Türkiye’nin kuru meyve ihracatında diğer lokomotif ürünleri kuru kayısının ihracatı 367 milyon 114 bin dolar, kuru incir ihracatı ise 162 milyon 848 bin dolar oldu.
150 YILLIK SERÜVEN
Türkiye’de çekirdeksiz kuru üzüm, kuru kayısı ve kuru incir ihracatının 150 yılı aşkın bir süredir yapıldığını ve Türkiye’nin ilk ihraç ürünleri arasında yer aldığını belirten Ege Kuru Meyve ve Mamulleri İhracatçıları Birliği Yönetim Kurulu Başkanı Osman Öz, çekirdeksiz kuru üzüm, kuru kayısı ve kuru incir ihracatının 2011 yılında ilk kez 1 milyar doları geçmesinden, çekirdeksiz kuru üzüm ihracatının ise 500 milyon doları aşmasından son derece mutlu olduklarını söyledi.
Türkiye’nin ortalama yıllık 250-260 bin ton çekirdeksiz kuru üzüm rekoltesi olduğunu belirten Ege Kuru Meyve ve Mamulleri İhracatçıları Birliği Yönetim Kurulu Başkanı Osman Öz, rekoltenin yaklaşık yüzde 80’inin ihraç edildiğini belirtti.
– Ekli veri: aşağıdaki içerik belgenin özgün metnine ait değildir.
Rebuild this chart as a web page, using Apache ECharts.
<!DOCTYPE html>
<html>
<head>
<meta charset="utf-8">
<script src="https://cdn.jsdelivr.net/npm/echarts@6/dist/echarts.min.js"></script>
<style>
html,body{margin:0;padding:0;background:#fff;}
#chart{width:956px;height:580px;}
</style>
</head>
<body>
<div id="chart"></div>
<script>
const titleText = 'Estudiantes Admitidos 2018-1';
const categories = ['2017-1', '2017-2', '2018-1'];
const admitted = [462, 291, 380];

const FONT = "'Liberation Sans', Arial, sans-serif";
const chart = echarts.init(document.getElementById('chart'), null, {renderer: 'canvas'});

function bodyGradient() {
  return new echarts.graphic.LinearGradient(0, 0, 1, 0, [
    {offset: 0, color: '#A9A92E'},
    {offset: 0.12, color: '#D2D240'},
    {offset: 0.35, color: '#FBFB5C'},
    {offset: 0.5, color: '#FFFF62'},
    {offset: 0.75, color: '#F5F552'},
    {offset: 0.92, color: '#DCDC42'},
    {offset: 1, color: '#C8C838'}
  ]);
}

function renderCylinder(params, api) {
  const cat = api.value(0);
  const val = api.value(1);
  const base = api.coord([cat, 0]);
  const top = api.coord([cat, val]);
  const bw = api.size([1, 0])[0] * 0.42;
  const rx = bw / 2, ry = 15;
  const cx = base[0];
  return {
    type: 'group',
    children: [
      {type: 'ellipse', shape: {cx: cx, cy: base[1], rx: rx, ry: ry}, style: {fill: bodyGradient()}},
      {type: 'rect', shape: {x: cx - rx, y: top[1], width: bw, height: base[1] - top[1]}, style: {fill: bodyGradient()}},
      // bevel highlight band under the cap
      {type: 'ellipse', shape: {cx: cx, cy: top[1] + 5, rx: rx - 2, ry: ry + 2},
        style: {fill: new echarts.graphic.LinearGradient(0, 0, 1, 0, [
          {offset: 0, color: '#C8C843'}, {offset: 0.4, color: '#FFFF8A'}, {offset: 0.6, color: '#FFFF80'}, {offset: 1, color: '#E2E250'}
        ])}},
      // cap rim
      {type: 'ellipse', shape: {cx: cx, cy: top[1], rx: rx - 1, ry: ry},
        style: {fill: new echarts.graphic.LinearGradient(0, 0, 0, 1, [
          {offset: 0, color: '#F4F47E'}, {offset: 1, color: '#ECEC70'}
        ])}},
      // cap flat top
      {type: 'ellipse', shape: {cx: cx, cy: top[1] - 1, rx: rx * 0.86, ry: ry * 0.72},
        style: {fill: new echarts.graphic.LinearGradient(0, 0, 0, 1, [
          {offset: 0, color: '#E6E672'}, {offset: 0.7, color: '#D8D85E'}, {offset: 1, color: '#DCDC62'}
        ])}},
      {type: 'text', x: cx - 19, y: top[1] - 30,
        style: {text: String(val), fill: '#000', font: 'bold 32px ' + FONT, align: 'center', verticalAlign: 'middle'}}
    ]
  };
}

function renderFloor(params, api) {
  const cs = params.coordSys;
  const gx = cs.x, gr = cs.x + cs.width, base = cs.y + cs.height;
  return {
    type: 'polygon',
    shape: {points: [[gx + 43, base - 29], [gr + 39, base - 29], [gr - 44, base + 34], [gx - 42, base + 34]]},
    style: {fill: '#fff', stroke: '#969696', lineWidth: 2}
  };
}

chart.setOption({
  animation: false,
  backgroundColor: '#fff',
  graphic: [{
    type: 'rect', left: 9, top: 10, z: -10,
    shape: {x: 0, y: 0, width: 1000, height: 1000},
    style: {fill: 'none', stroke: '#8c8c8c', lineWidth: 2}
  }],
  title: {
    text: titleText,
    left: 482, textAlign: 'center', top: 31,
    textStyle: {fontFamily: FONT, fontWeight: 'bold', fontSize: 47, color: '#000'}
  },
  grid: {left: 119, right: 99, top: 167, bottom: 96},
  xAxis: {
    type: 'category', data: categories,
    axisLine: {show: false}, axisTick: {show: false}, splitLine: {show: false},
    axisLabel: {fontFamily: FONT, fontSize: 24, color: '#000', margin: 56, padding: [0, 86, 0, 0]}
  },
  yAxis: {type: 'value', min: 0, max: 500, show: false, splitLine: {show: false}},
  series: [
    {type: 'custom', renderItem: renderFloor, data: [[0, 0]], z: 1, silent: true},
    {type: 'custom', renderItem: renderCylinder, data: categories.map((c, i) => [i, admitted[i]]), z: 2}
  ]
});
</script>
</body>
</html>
Kuru meyve ihracatından elde edilen dövizin yüzde 100’e yakınının Türkiye’de kaldığını, katma değeri yüksek bir ihracat olduğunu belirten Öz, "Manisa, İzmir ve Denizli üçgeninde 850 bin dekar alanda bağcılık yapılıyor, 55 bin üretici aile çekirdeksiz kuru üzüm
üretiminden geçimini sağlıyor. İhracatta Avrupa Birliği ülkeleri yüzde 80’lik paya sahip. Aydın ve İzmir ekseninde üretimi yapılan kuru incirden ise 30 binden fazla üretici ailesi geçimini sağlıyor, Kuru kayısı yoğun olarak Malatya’da üretiliyor. Bu ürünler üretildikleri şehirlerin kent ekonomilerine pozitif katkı sağlıyor" dedi.
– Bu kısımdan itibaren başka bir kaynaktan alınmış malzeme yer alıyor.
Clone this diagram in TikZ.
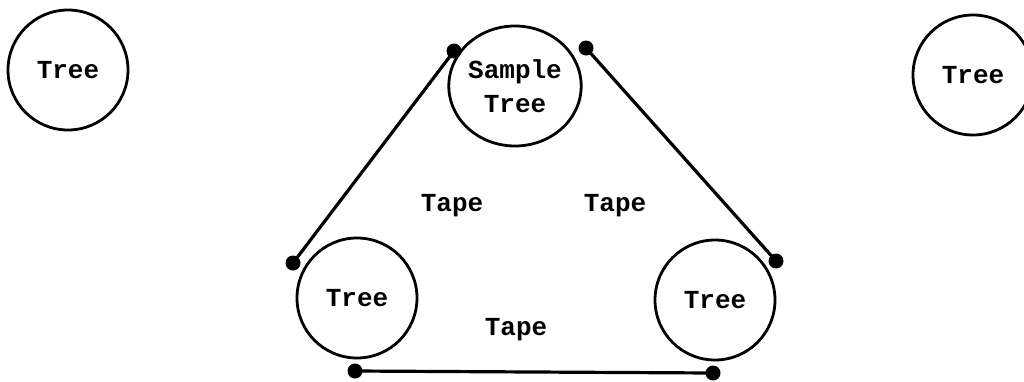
\documentclass[tikz,border=0pt]{standalone}
\usepackage{fontspec}
\usepackage{tikz}
\usetikzlibrary{shapes.geometric}
\newfontfamily\typefont{Liberation Mono}

\begin{document}
\begin{tikzpicture}[x=1pt, y=-1pt,
        tree/.style = {draw, circle, line width=2.8pt, minimum size=120pt, inner sep=0pt,
                       font=\typefont\bfseries\fontsize{26}{34}\selectfont, align=center},
        tape/.style = {font=\typefont\bfseries\fontsize{26}{34}\selectfont},
        tapeline/.style = {line width=3.2pt}]
        \useasboundingbox (0,0) rectangle (1024,381);

        % Trees
        \node[tree] (T1) at (68,70) {Tree};
        \node[tree] (T2) at (973,75) {Tree};
        \node[tree, ellipse, minimum width=106pt, minimum height=120pt] (S) at (515,86) {Sample\\Tree};
        \node[tree] (T3) at (357,298) {Tree};
        \node[tree] (T4) at (715,300) {Tree};

        % Tape ends
        \coordinate (A1) at (293,263);
        \coordinate (A2) at (454,51);
        \coordinate (B1) at (586,48);
        \coordinate (B2) at (776,261);
        \coordinate (C1) at (355,371);
        \coordinate (C2) at (713,373);

        % Tapes
        \draw[tapeline] (A1) -- (A2);
        \draw[tapeline] (B1) -- (B2);
        \draw[tapeline] (C1) -- (C2);
        \foreach \p in {A1,A2,B1,B2,C1,C2}
            \fill (\p) circle (7.5);

        % Labels
        \node[tape] (L1) at (452,206) {Tape};
        \node[tape] (L2) at (615,206) {Tape};
        \node[tape] (L3) at (516,330) {Tape};
\end{tikzpicture}
\end{document}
Ege Kuru Meyve ve Mamulleri İhracatçıları Birliği verilerine göre, Türkiye, 2011 yılında İngiltere’ye 142 milyon 737 bin dolarlık çekirdeksiz kuru üzüm ihraç etti. İngiltere’ye çekirdeksiz kuru üzüm ihracatı 2010 yılına göre yüzde 24 artış gösterdi. İngiltere, Türkiye’nin çekirdeksiz kuru üzüm ihracatında yüzde 28’lik paya ulaştı ve açık ara birinci ülke oldu.
İngiltere’den sonra en fazla çekirdeksiz kuru üzüm ihraç ettiğimiz ülke ise, 96 milyon 144 bin dolarlık ihracatla Almanya oldu. Çekirdeksiz kuru üzüm ihracatından Almanya’nın aldığı pay yüzde 19 seviyesinde gerçekleşti.
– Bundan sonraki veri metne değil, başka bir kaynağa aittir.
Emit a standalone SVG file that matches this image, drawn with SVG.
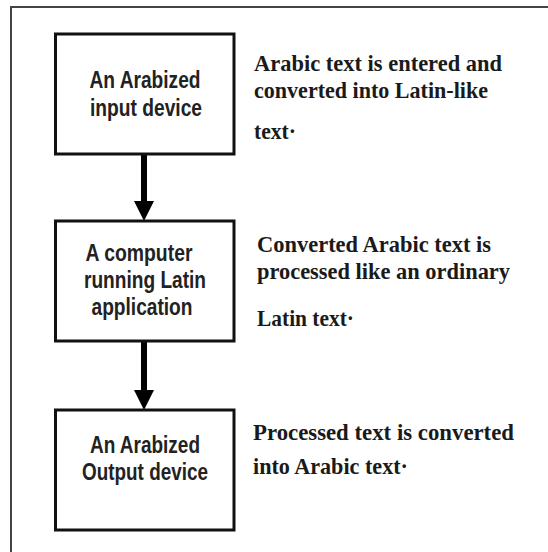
<svg xmlns="http://www.w3.org/2000/svg" width="548" height="552" viewBox="0 0 548 552">
  <style>
    .frame { fill: none; stroke: #444; stroke-width: 2; }
    .box { fill: #fff; stroke: #111; stroke-width: 3; }
    .label { font-family: "Liberation Sans", Arial, sans-serif; font-weight: bold; font-size: 23px; fill: #222; text-anchor: middle; }
    .note { font-family: "Liberation Serif", "Times New Roman", serif; font-weight: bold; font-size: 23px; fill: #1a1a1a; }
    .link { stroke: #000; stroke-width: 6; fill: none; }
  </style>
  <defs>
    <marker id="head" markerUnits="userSpaceOnUse" markerWidth="20" markerHeight="20" refX="0" refY="10" orient="auto" overflow="visible">
      <path d="M0,0 L20,10 L0,20 Z" fill="#000"/>
    </marker>
  </defs>

  <rect width="548" height="552" fill="#fff"/>

  <!-- open frame: top and left edges only -->
  <path class="frame" d="M11,552 V7 H548"/>

  <g id="connectors">
    <path class="link" d="M144,154 V201" marker-end="url(#head)"/>
    <path class="link" d="M144,341 V390" marker-end="url(#head)"/>
  </g>

  <g id="input-device">
    <rect class="box" x="55.5" y="34" width="178.5" height="120"/>
    <text class="label" x="145" y="88" textLength="111" lengthAdjust="spacingAndGlyphs">An Arabized</text>
    <text class="label" x="146" y="116" textLength="112" lengthAdjust="spacingAndGlyphs">input device</text>
  </g>

  <g id="computer">
    <rect class="box" x="55.5" y="221" width="178.5" height="120"/>
    <text class="label" x="139" y="261" textLength="107" lengthAdjust="spacingAndGlyphs">A computer</text>
    <text class="label" x="145" y="288" textLength="122" lengthAdjust="spacingAndGlyphs">running Latin</text>
    <text class="label" x="142" y="315" textLength="101" lengthAdjust="spacingAndGlyphs">application</text>
  </g>

  <g id="output-device">
    <rect class="box" x="55.5" y="410" width="178.5" height="120"/>
    <text class="label" x="145" y="453" textLength="110" lengthAdjust="spacingAndGlyphs">An Arabized</text>
    <text class="label" x="145" y="480" textLength="126" lengthAdjust="spacingAndGlyphs">Output device</text>
  </g>

  <g id="notes">
    <text class="note" x="254" y="71" textLength="248" lengthAdjust="spacingAndGlyphs">Arabic text is entered and</text>
    <text class="note" x="254" y="98" textLength="234" lengthAdjust="spacingAndGlyphs">converted into Latin-like</text>
    <text class="note" x="254" y="139" textLength="42" lengthAdjust="spacingAndGlyphs">text·</text>

    <text class="note" x="257" y="252" textLength="234" lengthAdjust="spacingAndGlyphs">Converted Arabic text is</text>
    <text class="note" x="257" y="279" textLength="253" lengthAdjust="spacingAndGlyphs">processed like an ordinary</text>
    <text class="note" x="257" y="326" textLength="97" lengthAdjust="spacingAndGlyphs">Latin text·</text>

    <text class="note" x="253" y="440" textLength="261" lengthAdjust="spacingAndGlyphs">Processed text is converted</text>
    <text class="note" x="253" y="474" textLength="155" lengthAdjust="spacingAndGlyphs">into Arabic text·</text>
  </g>
</svg>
Türkiye’nin en fazla çekirdeksiz kuru üzüm ihraç ettiği ülkeler sıralamasında Hollanda 57 milyon 825 bin dolarlık dış satımla listede üçüncü basamakta yer aldı. Hollanda’yı 39 milyon 523 bin dolarlık ihracatla İtalya, 34 milyon 504 bin dolarlık ihracatla Fransa takip etti. Türkiye, 2011 yılında 83 ülkeye çekirdeksiz kuru üzüm ihraç etti.
KURU KAYISI İHRACATINDA ABD ÖNDE
Türkiye’nin 2011 yılında gerçekleştirdiği 367 milyon 114 bin dolarlık kuru kayısı ihracatında Amerika Birleşik Devletleri 55 milyon 309 bin dolarlık tutarla ilk sırada yer aldı. ABD’yi, 39 milyon 995 bin dolarlık kuru kayısı gönderdiğimiz Rusya takip etti.
Avrupa Birliği ülkeleri arasında en fazla kuru kayısı ihraç ettiğimiz ülke ise 37 milyon 389 bin dolarlık rakamla Almanya oldu. Fransa, 29 milyon 818 bin dolarlık kuru kayısı ihracatı ile dördüncü sırada yer alırken, İngiltere 27 milyon 642 bin dolarlık kuru kayısı ihracatı ile listenin beşinci sırasında yer buldu.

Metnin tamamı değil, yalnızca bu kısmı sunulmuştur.